Invitation to a Beheading: Group Show, curated by Rachel Howard

November 7 - December 20, 2013

Marianne Boesky Gallery is pleased to present Invitation to a Beheading, a group exhibition curated by Rachel Howard, featuring works by Fiona Banner, Eloise Fornieles, Sarah Lucas, and Joyce Pensato, in addition to works by Howard. Invitation to a Beheading will be on view from November 7, 2013 through December 20, 2013 in the gallery’s location at 118 East 64th Street.

 

Invitation to a Beheading, Vladimir Nabokov’s 1935 novel and the inspiration for this exhibition, presents the bizarre tale of Cincinnatus C., who awaits the day of his execution for the crime of “gnostical turpitude,” a euphemistic term that refers to the opacity of his character in a world that values the transparency of its citizens. Physically confined to the panopticon of his cell, Cincinnatus spends his last days wandering freely through the cerebral realm of his inner world. The date of his ultimate demise unknown, Cincinnatus struggles to comprehend the amorphous depths of his own subjective self, and is challenged by the task of translating this interior life into an exterior form; unable to express himself, he is further incarcerated within the walls of language itself. Prostrate on the scaffold, counting the final moments before the swing of the axe, Cincinnatus escapes his depraved earthly conditions through the sheer power of his own mind:

 

“…one Cincinnatus was counting, but the other Cincinnatus had already stopped heeding the unnecessary count which was fading away in the distance; and, with a clarity he had never experienced before...he reflected: why am I here? Why am I lying like this? And having asked himself these simple questions, he answered them by getting up and looking around.”

 

An illustration of the individual within society, Cincinnatus’s plight exemplifies the tension between the self and the other, between the transcendental potential of the human spirit and the abject reality of the human condition. Importantly, the author’s literary presentation of this dilemma - littered with wordplay and spiked with humor - turns the gravity at the heart of the matter into an uncanny rendition of humanity’s tragicomic reality.
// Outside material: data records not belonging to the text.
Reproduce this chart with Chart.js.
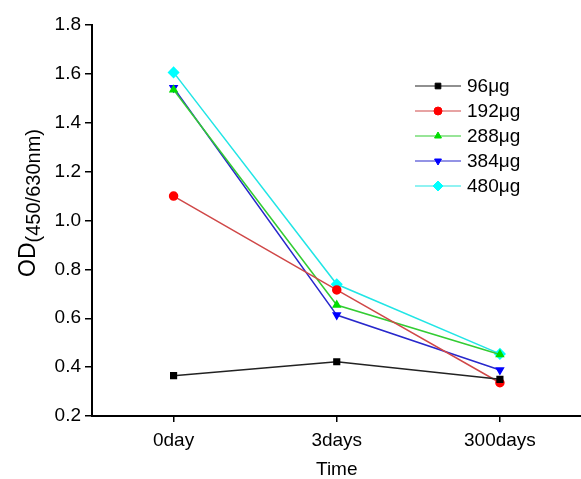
<!DOCTYPE html>
<html>
<head>
<meta charset="utf-8">
<script src="https://cdn.jsdelivr.net/npm/chart.js@4"></script>
<style>
  html, body { margin: 0; padding: 0; background: #fff; overflow: hidden; }
  #wrap { width: 581px; height: 479px; overflow: hidden; }
</style>
</head>
<body>
<div id="wrap"><canvas id="chart" width="588" height="479"></canvas></div>
<script>
const categories = ['0day', '3days', '300days'];
const seriesNames = ['96μg', '192μg', '288μg', '384μg', '480μg'];
const od96 = [0.365, 0.422, 0.350];
const od192 = [1.100, 0.716, 0.336];
const od288 = [1.535, 0.654, 0.452];
const od384 = [1.543, 0.613, 0.388];
const od480 = [1.606, 0.739, 0.454];
const yTicks = [0.2, 0.4, 0.6, 0.8, 1.0, 1.2, 1.4, 1.6, 1.8];

const FONT = 'Liberation Sans, Arial, sans-serif';

const styles = [
    { line: '#222222', point: '#000000', shape: 'rect', rot: 0 },
    { line: '#d04848', point: '#ff0000', shape: 'circle', rot: 0 },
    { line: '#33cc33', point: '#00dd00', shape: 'triangle', rot: 0 },
    { line: '#2828cc', point: '#0000ff', shape: 'triangle', rot: 180 },
    { line: '#22e5e5', point: '#00ffff', shape: 'rectRot', rot: 0 },
];

const allSeries = [od96, od192, od288, od384, od480];
const datasets = allSeries.map((vals, i) => ({
    label: seriesNames[i],
    data: vals,
    borderColor: styles[i].line,
    backgroundColor: styles[i].point,
    pointBorderColor: styles[i].point,
    pointBackgroundColor: styles[i].point,
    pointStyle: styles[i].shape,
    pointRotation: styles[i].rot,
    pointRadius: styles[i].shape === 'rectRot' ? 5 : 4,
    borderWidth: 1.5,
    tension: 0,
}));

// legend drawn as line - marker - line, like the original figure
const legendPlugin = {
    id: 'lineLegend',
    afterDraw(chart) {
        const ctx = chart.ctx;
        ctx.save();
        chart.data.datasets.forEach((ds, i) => {
            const y = 86 + i * 25;
            ctx.strokeStyle = ds.borderColor;
            ctx.lineWidth = 1.2;
            ctx.beginPath();
            ctx.moveTo(415, y);
            ctx.lineTo(461, y);
            ctx.stroke();
            ctx.fillStyle = ds.pointBackgroundColor;
            ctx.strokeStyle = ds.pointBorderColor;
            ctx.lineWidth = 1;
            Chart.helpers.drawPoint(ctx, {
                pointStyle: ds.pointStyle,
                rotation: ds.pointRotation,
                radius: ds.pointStyle === 'rectRot' ? 5 : 4,
                borderWidth: 1,
            }, 438, y);
            ctx.fillStyle = '#000';
            ctx.font = '19px ' + FONT;
            ctx.textBaseline = 'middle';
            ctx.fillText(ds.label, 467, y + 1);
        });
        ctx.restore();
    }
};

// y title with subscript: OD(450/630nm)
const yTitlePlugin = {
    id: 'yTitle',
    afterDraw(chart) {
        const ctx = chart.ctx;
        ctx.save();
        ctx.translate(35, 203);
        ctx.rotate(-Math.PI / 2);
        ctx.fillStyle = '#000';
        ctx.textBaseline = 'alphabetic';
        const main = 'OD';
        const sub = '(450/630nm)';
        ctx.font = '23px ' + FONT;
        const wMain = ctx.measureText(main).width;
        ctx.font = '20px ' + FONT;
        const wSub = ctx.measureText(sub).width;
        const start = -(wMain + wSub) / 2;
        ctx.font = '23px ' + FONT;
        ctx.fillText(main, start, 0);
        ctx.font = '20px ' + FONT;
        ctx.fillText(sub, start + wMain, 5);
        ctx.restore();
    }
};

new Chart(document.getElementById('chart'), {
    type: 'line',
    data: { labels: categories, datasets: datasets },
    options: {
        responsive: false,
        animation: false,
        layout: { padding: { top: 25, right: 0, left: 0, bottom: 0 } },
        plugins: {
            legend: { display: false },
            tooltip: { enabled: false },
        },
        scales: {
            x: {
                offset: true,
                grid: { display: true, drawOnChartArea: false, offset: false, tickLength: 6, color: '#000', lineWidth: 1.5 },
                border: { display: true, color: '#000', width: 2 },
                ticks: { color: '#000', font: { family: FONT, size: 19 }, padding: 7, maxRotation: 0 },
                title: { display: true, text: 'Time', color: '#000', font: { family: FONT, size: 19 }, padding: { top: 0, bottom: -2 } },
                afterFit(scale) { scale.height = 63; },
            },
            y: {
                min: 0.2,
                max: 1.8,
                afterBuildTicks(scale) { scale.ticks = yTicks.map(v => ({ value: v })); },
                grid: { display: true, drawOnChartArea: false, tickLength: 7, color: '#000', lineWidth: 1.5 },
                border: { display: true, color: '#000', width: 2 },
                ticks: {
                    color: '#000',
                    font: { family: FONT, size: 19 },
                    padding: 4,
                    callback: (v) => Number(v).toFixed(1),
                },
                afterFit(scale) { scale.width = 92; },
            },
        },
    },
    plugins: [legendPlugin, yTitlePlugin],
});
</script>
</body>
</html>
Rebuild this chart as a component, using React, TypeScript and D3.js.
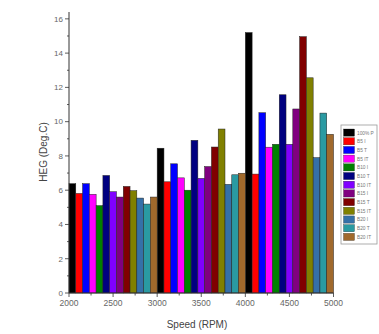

The works in this exhibition come together to illustrate this existential quandary à la Nabokov - the absurd struggle to be understood, and to understand, in an irrational world.

 

Fiona Banner explores the problems and possibilities of verbal language, emphasizing the space between its semiotic value and cultural relevance. Through her imprint, The Vanity Press, she has recently produced a number of one-off publications; these unique prints and sculptures are registered with their own recognized International Standard Book Numbers, or ISBNs, yet are editions in and only of themselves. Eloise Fornieles will present her month-long performance in the gallery, repeatedly buttoning and unbuttoning her white collared shirt within the setting of a site-specific installation, an action analogous to the repetitive theatrics of daily life. The simplicity of this action belies its larger endeavor – the fraught contemporary relationship between gender and labor. At the conclusion of the performance, her shirt will be left in her place, an ephemeral shroud. Rachel Howard’s rich paintings, multilayered abstractions rife with suggestive forms and colors, quietly allude to inner dramas that appear at once familiar and strange, like distant memories. Sarah Lucas’s abject humor and autobiographical subject matter elevates the profane and mundane in a carnivalesque affront to social and aesthetic expectations. Finally, Joyce Pensato’s cartoonish faces, enlarged to grotesque proportions and rendered in violently gestural strokes, humorously suggest the threat that lurks just beneath a calm surface.

 

Nabokov’s novel indeed portrays a general vision of the individual in society, however Cincinnatus’s case can also be read as an allegory of the artist who strives to express as a means of communicating and thus combatting existential realities, but who is confronted by the inherent difficulty of this instinctive drive. Taken as such, Invitation to a Beheading, both the literary work and this exhibition, harbor the belief that the ongoing pursuit of this very task, regardless of its challenges, will ultimately present its own salvation:

 

“...and amidst the dust, and the falling things, and the flapping scenery, Cincinnatus made his way in that direction where, to judge by the voices, stood beings akin to him.”